Gather every line of the entries that includes the word "this".

━━━ Entries

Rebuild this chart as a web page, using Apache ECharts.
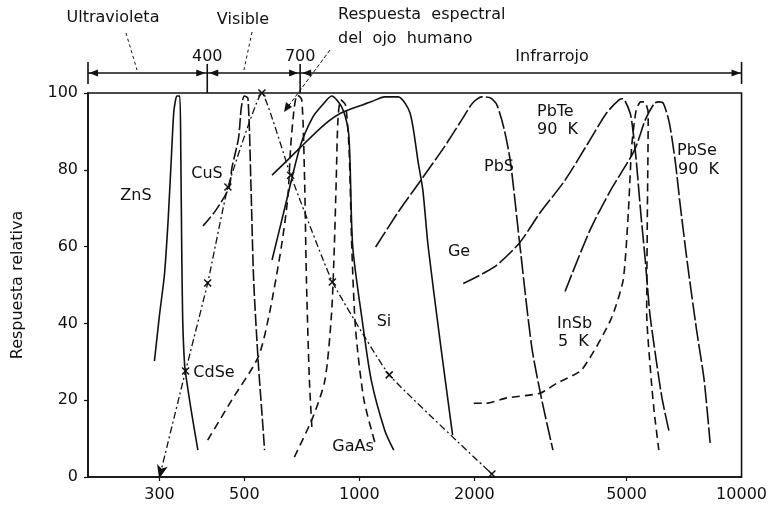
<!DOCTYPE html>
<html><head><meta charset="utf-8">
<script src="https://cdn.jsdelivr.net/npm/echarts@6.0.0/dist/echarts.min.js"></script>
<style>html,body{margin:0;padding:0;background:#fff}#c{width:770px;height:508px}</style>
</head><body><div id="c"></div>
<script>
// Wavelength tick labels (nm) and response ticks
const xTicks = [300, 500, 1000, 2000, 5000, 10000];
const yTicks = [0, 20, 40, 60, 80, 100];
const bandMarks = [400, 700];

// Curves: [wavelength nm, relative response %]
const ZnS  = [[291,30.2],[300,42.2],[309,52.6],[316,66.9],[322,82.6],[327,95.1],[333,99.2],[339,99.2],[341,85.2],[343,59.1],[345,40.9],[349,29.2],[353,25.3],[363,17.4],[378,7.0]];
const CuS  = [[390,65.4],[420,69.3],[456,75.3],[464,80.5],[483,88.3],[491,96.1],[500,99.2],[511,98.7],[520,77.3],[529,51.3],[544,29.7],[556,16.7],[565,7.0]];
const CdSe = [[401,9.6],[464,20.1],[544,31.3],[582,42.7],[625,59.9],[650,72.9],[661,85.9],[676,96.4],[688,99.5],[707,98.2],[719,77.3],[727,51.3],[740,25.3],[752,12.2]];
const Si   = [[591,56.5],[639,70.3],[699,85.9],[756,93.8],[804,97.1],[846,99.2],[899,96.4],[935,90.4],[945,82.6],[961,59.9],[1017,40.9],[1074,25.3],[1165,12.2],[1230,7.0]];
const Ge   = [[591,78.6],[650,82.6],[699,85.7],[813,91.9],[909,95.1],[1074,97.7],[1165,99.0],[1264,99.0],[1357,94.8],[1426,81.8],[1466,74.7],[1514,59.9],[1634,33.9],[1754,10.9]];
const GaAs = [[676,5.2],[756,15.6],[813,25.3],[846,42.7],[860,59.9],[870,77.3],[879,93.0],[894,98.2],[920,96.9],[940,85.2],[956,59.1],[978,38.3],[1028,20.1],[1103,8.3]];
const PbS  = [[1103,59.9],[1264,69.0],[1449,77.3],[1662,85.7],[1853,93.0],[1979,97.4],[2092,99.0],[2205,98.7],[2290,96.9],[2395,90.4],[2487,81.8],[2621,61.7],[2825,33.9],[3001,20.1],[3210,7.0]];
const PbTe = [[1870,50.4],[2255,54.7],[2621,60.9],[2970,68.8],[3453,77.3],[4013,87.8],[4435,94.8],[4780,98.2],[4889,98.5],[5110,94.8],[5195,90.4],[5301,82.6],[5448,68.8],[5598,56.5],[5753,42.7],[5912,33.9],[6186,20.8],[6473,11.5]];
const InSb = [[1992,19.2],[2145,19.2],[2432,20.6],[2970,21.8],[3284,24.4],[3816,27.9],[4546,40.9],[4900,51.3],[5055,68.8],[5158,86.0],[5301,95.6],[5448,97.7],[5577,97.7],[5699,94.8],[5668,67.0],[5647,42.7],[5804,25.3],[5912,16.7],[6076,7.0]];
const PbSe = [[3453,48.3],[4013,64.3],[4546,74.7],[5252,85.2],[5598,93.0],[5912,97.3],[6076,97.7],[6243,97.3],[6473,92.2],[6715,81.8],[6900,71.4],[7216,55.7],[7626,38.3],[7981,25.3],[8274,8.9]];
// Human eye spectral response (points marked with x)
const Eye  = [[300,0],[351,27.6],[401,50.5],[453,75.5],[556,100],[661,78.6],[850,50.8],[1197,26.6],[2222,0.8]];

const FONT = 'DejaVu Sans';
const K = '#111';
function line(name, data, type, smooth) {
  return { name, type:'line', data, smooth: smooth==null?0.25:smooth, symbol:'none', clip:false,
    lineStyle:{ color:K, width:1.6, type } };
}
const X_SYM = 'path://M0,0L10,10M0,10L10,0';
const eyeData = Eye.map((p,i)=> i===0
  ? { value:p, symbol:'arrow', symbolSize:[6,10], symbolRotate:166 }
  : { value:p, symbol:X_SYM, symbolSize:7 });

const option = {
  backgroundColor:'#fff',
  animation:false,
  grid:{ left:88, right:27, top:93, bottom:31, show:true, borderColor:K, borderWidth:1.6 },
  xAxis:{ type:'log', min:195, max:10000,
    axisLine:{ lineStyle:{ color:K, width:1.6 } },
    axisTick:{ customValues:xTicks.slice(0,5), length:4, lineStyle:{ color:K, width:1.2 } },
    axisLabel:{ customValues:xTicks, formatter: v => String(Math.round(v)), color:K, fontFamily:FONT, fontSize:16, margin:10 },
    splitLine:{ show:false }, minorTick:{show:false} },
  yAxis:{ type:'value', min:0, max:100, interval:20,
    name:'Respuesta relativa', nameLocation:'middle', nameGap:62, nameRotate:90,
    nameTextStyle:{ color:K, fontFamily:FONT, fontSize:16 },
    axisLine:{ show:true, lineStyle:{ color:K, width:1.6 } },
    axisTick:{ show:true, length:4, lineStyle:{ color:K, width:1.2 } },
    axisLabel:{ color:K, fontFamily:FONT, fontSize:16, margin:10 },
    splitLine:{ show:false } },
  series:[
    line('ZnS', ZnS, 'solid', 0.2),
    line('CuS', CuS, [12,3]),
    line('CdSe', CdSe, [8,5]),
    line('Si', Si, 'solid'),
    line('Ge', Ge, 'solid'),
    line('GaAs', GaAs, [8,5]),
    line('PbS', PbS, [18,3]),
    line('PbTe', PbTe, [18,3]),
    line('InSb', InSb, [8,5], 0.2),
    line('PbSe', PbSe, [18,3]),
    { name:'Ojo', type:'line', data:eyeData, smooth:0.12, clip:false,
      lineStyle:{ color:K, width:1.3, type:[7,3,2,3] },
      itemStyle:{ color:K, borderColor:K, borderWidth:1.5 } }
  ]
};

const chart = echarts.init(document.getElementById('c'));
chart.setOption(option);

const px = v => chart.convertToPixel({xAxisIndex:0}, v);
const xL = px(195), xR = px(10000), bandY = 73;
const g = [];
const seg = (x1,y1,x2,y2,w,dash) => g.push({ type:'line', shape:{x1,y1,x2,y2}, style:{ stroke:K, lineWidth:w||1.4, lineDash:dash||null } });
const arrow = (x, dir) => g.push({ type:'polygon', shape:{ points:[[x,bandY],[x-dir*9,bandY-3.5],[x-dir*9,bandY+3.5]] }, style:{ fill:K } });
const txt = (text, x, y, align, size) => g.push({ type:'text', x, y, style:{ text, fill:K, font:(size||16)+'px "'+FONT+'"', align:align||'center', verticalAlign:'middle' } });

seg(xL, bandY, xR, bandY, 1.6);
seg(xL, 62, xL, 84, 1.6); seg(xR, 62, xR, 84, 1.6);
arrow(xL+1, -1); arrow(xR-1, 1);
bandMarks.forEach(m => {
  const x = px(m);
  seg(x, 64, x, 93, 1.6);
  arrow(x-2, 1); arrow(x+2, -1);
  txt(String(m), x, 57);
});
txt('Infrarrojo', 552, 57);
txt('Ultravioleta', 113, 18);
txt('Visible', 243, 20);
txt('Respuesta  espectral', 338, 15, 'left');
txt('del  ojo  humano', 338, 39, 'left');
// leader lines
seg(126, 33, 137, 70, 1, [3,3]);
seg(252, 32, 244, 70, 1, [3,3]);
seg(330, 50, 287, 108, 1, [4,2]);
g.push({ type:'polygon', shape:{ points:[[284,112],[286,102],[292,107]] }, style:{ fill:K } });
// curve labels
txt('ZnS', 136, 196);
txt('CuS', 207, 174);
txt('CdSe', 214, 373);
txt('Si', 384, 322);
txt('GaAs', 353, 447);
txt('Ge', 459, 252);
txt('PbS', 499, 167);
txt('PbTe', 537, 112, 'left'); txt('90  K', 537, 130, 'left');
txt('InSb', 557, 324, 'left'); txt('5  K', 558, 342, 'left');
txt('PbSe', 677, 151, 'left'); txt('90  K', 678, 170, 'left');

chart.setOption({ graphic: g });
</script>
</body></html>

━━━━━━
━━━ Entries

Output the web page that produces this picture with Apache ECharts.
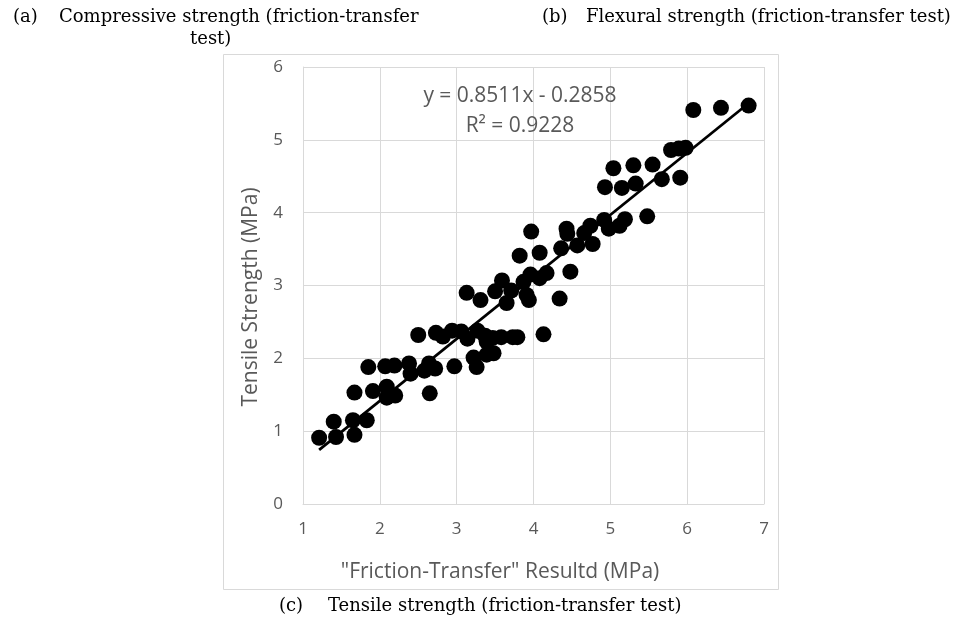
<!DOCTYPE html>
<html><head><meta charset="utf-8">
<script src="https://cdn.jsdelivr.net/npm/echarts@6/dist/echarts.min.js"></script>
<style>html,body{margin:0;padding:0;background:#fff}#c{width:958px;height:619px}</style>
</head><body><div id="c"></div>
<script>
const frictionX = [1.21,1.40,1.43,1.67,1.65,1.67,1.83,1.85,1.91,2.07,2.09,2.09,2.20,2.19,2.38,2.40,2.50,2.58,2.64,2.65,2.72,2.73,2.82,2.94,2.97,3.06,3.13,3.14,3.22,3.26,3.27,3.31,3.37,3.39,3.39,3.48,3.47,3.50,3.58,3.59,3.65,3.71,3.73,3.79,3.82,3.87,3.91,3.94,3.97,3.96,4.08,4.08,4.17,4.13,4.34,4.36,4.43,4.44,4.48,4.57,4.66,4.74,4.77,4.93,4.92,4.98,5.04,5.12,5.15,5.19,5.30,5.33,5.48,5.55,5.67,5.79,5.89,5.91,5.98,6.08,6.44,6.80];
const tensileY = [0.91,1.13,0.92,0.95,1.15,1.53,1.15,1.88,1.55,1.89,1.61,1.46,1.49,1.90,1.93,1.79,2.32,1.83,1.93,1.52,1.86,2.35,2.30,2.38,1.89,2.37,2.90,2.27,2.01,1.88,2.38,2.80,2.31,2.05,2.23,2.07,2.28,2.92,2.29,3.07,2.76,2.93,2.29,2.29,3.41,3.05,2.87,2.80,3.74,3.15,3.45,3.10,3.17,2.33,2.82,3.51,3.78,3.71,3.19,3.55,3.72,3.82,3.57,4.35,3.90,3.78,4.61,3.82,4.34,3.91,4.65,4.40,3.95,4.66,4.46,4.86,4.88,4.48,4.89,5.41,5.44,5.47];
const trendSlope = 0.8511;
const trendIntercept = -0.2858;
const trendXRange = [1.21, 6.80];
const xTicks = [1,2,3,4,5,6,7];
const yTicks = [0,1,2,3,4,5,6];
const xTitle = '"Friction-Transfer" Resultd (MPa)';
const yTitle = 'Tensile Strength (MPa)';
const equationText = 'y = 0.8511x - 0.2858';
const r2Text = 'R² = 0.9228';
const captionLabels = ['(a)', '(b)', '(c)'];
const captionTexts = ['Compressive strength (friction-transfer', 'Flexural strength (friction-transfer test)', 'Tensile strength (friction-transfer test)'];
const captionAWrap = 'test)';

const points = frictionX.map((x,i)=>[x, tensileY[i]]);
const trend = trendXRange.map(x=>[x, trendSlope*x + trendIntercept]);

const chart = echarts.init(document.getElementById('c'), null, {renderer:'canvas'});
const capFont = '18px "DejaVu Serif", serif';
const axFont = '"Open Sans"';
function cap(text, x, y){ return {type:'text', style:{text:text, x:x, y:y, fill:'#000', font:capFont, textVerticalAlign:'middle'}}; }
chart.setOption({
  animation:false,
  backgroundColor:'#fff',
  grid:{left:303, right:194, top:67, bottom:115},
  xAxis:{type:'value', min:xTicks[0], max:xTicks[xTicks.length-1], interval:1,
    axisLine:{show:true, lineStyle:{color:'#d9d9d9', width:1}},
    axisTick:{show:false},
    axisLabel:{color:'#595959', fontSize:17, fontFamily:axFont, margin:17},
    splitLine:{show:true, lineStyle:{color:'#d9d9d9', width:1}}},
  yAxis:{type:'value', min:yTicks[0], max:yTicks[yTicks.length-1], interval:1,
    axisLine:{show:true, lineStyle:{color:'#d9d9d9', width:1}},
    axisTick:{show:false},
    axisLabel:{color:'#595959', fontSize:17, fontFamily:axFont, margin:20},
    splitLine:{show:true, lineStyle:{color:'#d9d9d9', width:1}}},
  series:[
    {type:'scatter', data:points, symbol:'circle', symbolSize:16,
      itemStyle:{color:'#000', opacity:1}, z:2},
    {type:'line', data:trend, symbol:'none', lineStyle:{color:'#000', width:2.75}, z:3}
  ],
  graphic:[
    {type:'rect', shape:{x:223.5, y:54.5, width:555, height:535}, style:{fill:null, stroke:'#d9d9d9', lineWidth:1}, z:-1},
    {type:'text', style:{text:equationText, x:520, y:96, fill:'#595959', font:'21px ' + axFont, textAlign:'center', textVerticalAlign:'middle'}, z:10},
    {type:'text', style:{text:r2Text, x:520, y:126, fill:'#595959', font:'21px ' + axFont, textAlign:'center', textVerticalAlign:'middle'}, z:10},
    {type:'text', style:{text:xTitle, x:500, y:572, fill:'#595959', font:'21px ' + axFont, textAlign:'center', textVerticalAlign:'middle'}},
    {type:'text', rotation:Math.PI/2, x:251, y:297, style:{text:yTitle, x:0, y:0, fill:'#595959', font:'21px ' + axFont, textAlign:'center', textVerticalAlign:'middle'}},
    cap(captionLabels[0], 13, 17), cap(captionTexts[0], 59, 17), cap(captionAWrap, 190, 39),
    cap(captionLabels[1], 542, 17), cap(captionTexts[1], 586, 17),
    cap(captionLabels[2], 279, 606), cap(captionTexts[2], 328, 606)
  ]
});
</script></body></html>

━━━━━━

> **Written solution**:
Rebuild this chart as a web page, using Apache ECharts.
Output the web page that produces this picture with Apache ECharts.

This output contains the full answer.